Simulating Queue Delay

I was having a discussion about queueing background work with an ex-coworker. He mentioned that when his system comes under heavy load, one of the things that increases is job wait times, leading to fun side effects. Really, what goes screwy is all the things that depend on jobs being finished without a way to verify the job is done. That’s a race condition!

This race condition is particularly nasty because during standard load patterns, you will very rarely (if ever!) see this issue crop up. That’s because the same aspects of a particular queue broker that make it desirable to use (fast message issuance and in-orderish issuance, to name a few) rule out encountering these race conditions under normal load.

One of the developer tools that I built into the stack at my company was the ability to inject queue delay into background jobs. This simulates the experience of your distributed system under heavy job load without actually having your whole system under load.

The Why

We see this race condition added to our code because we frequently move work to background tasks. In fact, in some cases, we dispatch a background task that itself dispatches multiple background tasks. And that’s just in one service, too! Once background tasks start being created in other microservices, the call graph becomes complex.

You may find that your API used to launch a background that did the thing directly. But now, the API launches a background task that launches another background task that does the thing — another level of indirection! Our API contract does not guarantee when a background job will complete, so this change is semantically-equivalent and is not a breaking change.

However, clients who programmed against the earlier, faster behavior now have a race condition that gets exercised more often. Your bugs get aggravated.

Truthfully, the race condition always existed. We just made it happen more often.

As an aside, if the API previously did the work in a blocking fashion but moved it to be asynchronous, this would be a semantic (and therefore breaking!) change. To accommodate this without breaking the API, we would have to either:

bump the API level, which is a massive pain, or
add a new optional call parameter to opt-in to the new asynchronous background behavior.

Because both would require client changes, often it’s easier to go with (2) so that you are only burdened with maintaining one API endpoint. In either case, you’re probably going to end up returning a job token so the client has a sync point to ensure the background work is done before proceeding.

The How

Simulated queue delay injections work by sticking a qdelay claim into the authentication token. The claim value is the number of milliseconds to delay jobs by. Whenever the client calls our API, the backend sees this claim. It simply adds the specified milliseconds to the sqs:SendMessage call via a combination of the DelaySeconds SQS parameter and celery eta parameter.
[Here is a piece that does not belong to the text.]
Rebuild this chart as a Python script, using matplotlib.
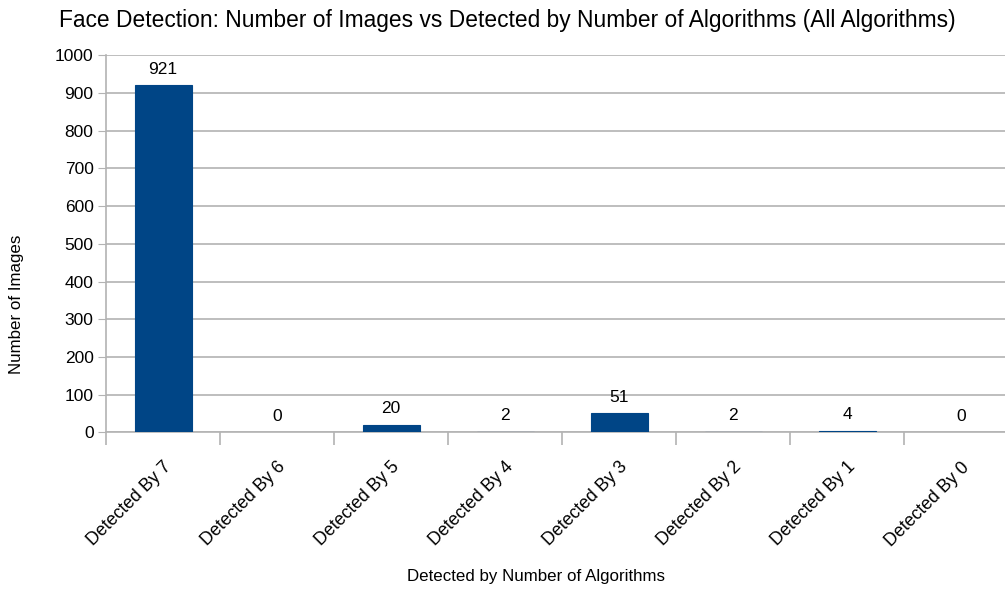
import numpy as np
import matplotlib.pyplot as plt

plt.rcParams['font.family'] = ['Liberation Sans', 'DejaVu Sans']

# Data
categories = ['Detected By 7', 'Detected By 6', 'Detected By 5', 'Detected By 4',
              'Detected By 3', 'Detected By 2', 'Detected By 1', 'Detected By 0']
counts = [921, 0, 20, 2, 51, 2, 4, 0]

bar_color = '#004586'
grid_color = '#b3b3b3'

fig = plt.figure(figsize=(10.05, 5.91), dpi=100)
ax = fig.add_axes([106 / 1005, 1 - 432.3 / 591, 912 / 1005, 377 / 591])

x = np.arange(len(categories))
# thin edge so the tiny bars (2, 4) stay visible as in the original
ax.bar(x, counts, width=0.5, color=bar_color, edgecolor=bar_color,
       linewidth=[0.8 if v > 0 else 0 for v in counts], zorder=3)

ax.set_xlim(-0.5, len(categories) - 0.5)
ax.set_ylim(0, 1000)
ax.set_yticks(np.arange(0, 1001, 100))
ax.tick_params(axis='y', labelsize=12.5, length=6, color=grid_color, pad=3)
ax.yaxis.grid(True, color=grid_color, linewidth=1.2, zorder=0)

# category labels at centres, tick marks at boundaries
ax.set_xticks(x)
ax.set_xticklabels(categories, rotation=45, ha='right', rotation_mode='anchor', fontsize=12.8)
ax.tick_params(axis='x', length=0, pad=19)
ax.set_xticks(np.arange(-0.5, len(categories), 1), minor=True)
ax.tick_params(axis='x', which='minor', length=9, color=grid_color, width=1.2)

for s in ['top', 'right']:
    ax.spines[s].set_visible(False)
for s in ['left', 'bottom']:
    ax.spines[s].set_color(grid_color)
    ax.spines[s].set_linewidth(1.2)

# value labels
for xi, v in zip(x, counts):
    ax.annotate(str(v), (xi, v), xytext=(0, 6), textcoords='offset points',
                ha='center', va='bottom', fontsize=12.5)

fig.text(507 / 1005, 1 - 20 / 591, 'Face Detection: Number of Images vs Detected by Number of Algorithms (All Algorithms)',
         ha='center', va='center', fontsize=16.4)
fig.text(535.5 / 1005, 1 - 577 / 591, 'Detected by Number of Algorithms',
         ha='center', va='center', fontsize=12.2)
fig.text(17 / 1005, 1 - 304 / 591, 'Number of Images', rotation=90,
         ha='center', va='center', fontsize=12.2)

fig.savefig('out.png', dpi=100)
Since microservices forward authentication tokens in interservice calls (part of our zero-trust model), downstream RPC calls will also see a properly-set qdelay claim.

Passing call context between microservices is underrated. We have implemented a context map that is propagated down the RPC call chain completely. This includes hopping across services and hopping into background jobs. Initially, this was added for distributed tracing, but more tools were bolted onto it.

Caught Bugs

After implementing this, my UI partner-in-crime and I immediately exercised our product with queue delays. And, oh boy, were things… weird. We had a product that was sluggish and broken at times.

We found places all over our UI where the code expected work to be completed before it actually was. In certain cases, the API did not return a sync token. The UI developers worked around this by reading related data as a heuristic indicator of the actual work being finished. These are API deficiencies! The UI should not need to do crazy hacks like that. We added sync tokens to these APIs so the UI had a proper way to poll for the expected state.

Future Work

In the future, I may add methods to add “jitter” to the delay and the ability to set a delay on a per-microservice level. This will help simulate failure conditions when only one microservice is overloaded.

Finally, I want to add this to our automated end-to-end UI testing framework. It would be pretty simple to cover 80% of the test cases. All logins would get some queue delay, and some of the wait timeouts would be raised.

Closing Thoughts

These race conditions seem simple when written down after many, many weeks of debugging using very, very sporadic and disconnected logs. But these bugs are emergent in a distributed system. You could make the argument that these should never have occurred in the first place. While I agree with that sentiment, I think these bugs are inevitable. It’s better to have systems in place for catching and debugging these problems when they arise. And this is a great case where developer tooling can help.